Material provided →
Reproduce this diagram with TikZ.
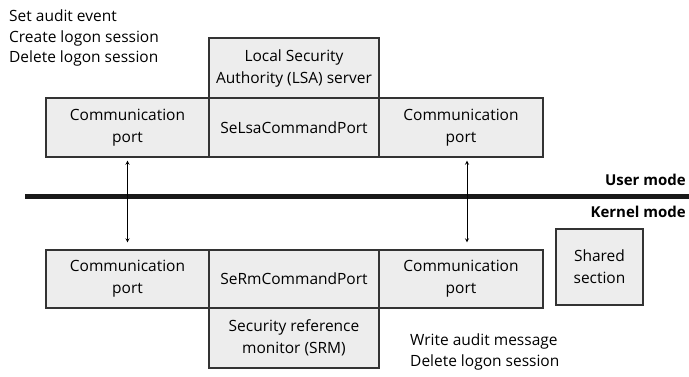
\documentclass[tikz,border=0pt]{standalone}
\usepackage{fontspec}
\setmainfont{Open Sans}
\begin{document}
\begin{tikzpicture}[x=1pt,y=-1pt,
    box/.style={draw=black!80, line width=1.3pt, fill=black!7, align=center,
      inner sep=0pt, font=\fontsize{15.5}{22}\selectfont},
    note/.style={align=left, anchor=north west, inner sep=0pt,
      font=\fontsize{15.5}{20.5}\selectfont},
    mode/.style={anchor=east, inner sep=0pt, font=\fontsize{15}{16}\selectfont\bfseries},
    port/.style={<->, >=stealth, line width=0.8pt}]
  \useasboundingbox (0,0) rectangle (689,376);
  % user mode
  \node[box, minimum width=170pt, minimum height=60pt] (lsa) at (294,68) {Local Security\\Authority (LSA) server};
  \node[box, minimum width=163pt, minimum height=59pt] (commL) at (127.5,127.5) {Communication\\port};
  \node[box, minimum width=170pt, minimum height=59pt] (lsaport) at (294,127.5) {SeLsaCommandPort};
  \node[box, minimum width=164pt, minimum height=59pt] (commR) at (461,127.5) {Communication\\port};
  \node[note] (lsacalls) at (9,10) {Set audit event\\Create logon session\\Delete logon session};
  % mode boundary
  \coordinate (barL) at (25,196.5); \coordinate (barR) at (689,196.5);
  \draw[line width=5.5pt, black!90] (barL) -- (barR);
  \node[mode] (user) at (686,180) {User mode};
  \node[mode] (kernel) at (686,212) {Kernel mode};
  % kernel mode
  \node[box, minimum width=163pt, minimum height=58pt] (kcommL) at (127.5,279) {Communication\\port};
  \node[box, minimum width=170pt, minimum height=58pt] (rmport) at (294,279) {SeRmCommandPort};
  \node[box, minimum width=164pt, minimum height=58pt] (kcommR) at (461,279) {Communication\\port};
  \node[box, minimum width=170pt, minimum height=60pt] (srm) at (294,338) {Security reference\\monitor (SRM)};
  \node[box, minimum width=87pt, minimum height=76pt] (shared) at (599.5,267) {Shared\\section};
  \node[note] (srmcalls) at (410,334) {Write audit message\\Delete logon session};
  % connections
  \draw[port, shorten <=3pt, shorten >=7pt] (commL) -- (kcommL);
  \draw[port, shorten <=3pt, shorten >=7pt] ([xshift=6pt]commR.south) -- ([xshift=6pt]kcommR.north);
\end{tikzpicture}
\end{document}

Given exercise →
Leave out the pictures and reproduce the rest of the listing exactly.

Result of this task →
Reproduce this diagram with TikZ.
\documentclass[tikz,border=0pt]{standalone}
\usepackage{fontspec}
\setmainfont{Open Sans}
\begin{document}
\begin{tikzpicture}[x=1pt,y=-1pt,
    box/.style={draw=black!80, line width=1.3pt, fill=black!7, align=center,
      inner sep=0pt, font=\fontsize{15.5}{22}\selectfont},
    note/.style={align=left, anchor=north west, inner sep=0pt,
      font=\fontsize{15.5}{20.5}\selectfont},
    mode/.style={anchor=east, inner sep=0pt, font=\fontsize{15}{16}\selectfont\bfseries},
    port/.style={<->, >=stealth, line width=0.8pt}]
  \useasboundingbox (0,0) rectangle (689,376);
  % user mode
  \node[box, minimum width=170pt, minimum height=60pt] (lsa) at (294,68) {Local Security\\Authority (LSA) server};
  \node[box, minimum width=163pt, minimum height=59pt] (commL) at (127.5,127.5) {Communication\\port};
  \node[box, minimum width=170pt, minimum height=59pt] (lsaport) at (294,127.5) {SeLsaCommandPort};
  \node[box, minimum width=164pt, minimum height=59pt] (commR) at (461,127.5) {Communication\\port};
  \node[note] (lsacalls) at (9,10) {Set audit event\\Create logon session\\Delete logon session};
  % mode boundary
  \coordinate (barL) at (25,196.5); \coordinate (barR) at (689,196.5);
  \draw[line width=5.5pt, black!90] (barL) -- (barR);
  \node[mode] (user) at (686,180) {User mode};
  \node[mode] (kernel) at (686,212) {Kernel mode};
  % kernel mode
  \node[box, minimum width=163pt, minimum height=58pt] (kcommL) at (127.5,279) {Communication\\port};
  \node[box, minimum width=170pt, minimum height=58pt] (rmport) at (294,279) {SeRmCommandPort};
  \node[box, minimum width=164pt, minimum height=58pt] (kcommR) at (461,279) {Communication\\port};
  \node[box, minimum width=170pt, minimum height=60pt] (srm) at (294,338) {Security reference\\monitor (SRM)};
  \node[box, minimum width=87pt, minimum height=76pt] (shared) at (599.5,267) {Shared\\section};
  \node[note] (srmcalls) at (410,334) {Write audit message\\Delete logon session};
  % connections
  \draw[port, shorten <=3pt, shorten >=7pt] (commL) -- (kcommL);
  \draw[port, shorten <=3pt, shorten >=7pt] ([xshift=6pt]commR.south) -- ([xshift=6pt]kcommR.north);
\end{tikzpicture}
\end{document}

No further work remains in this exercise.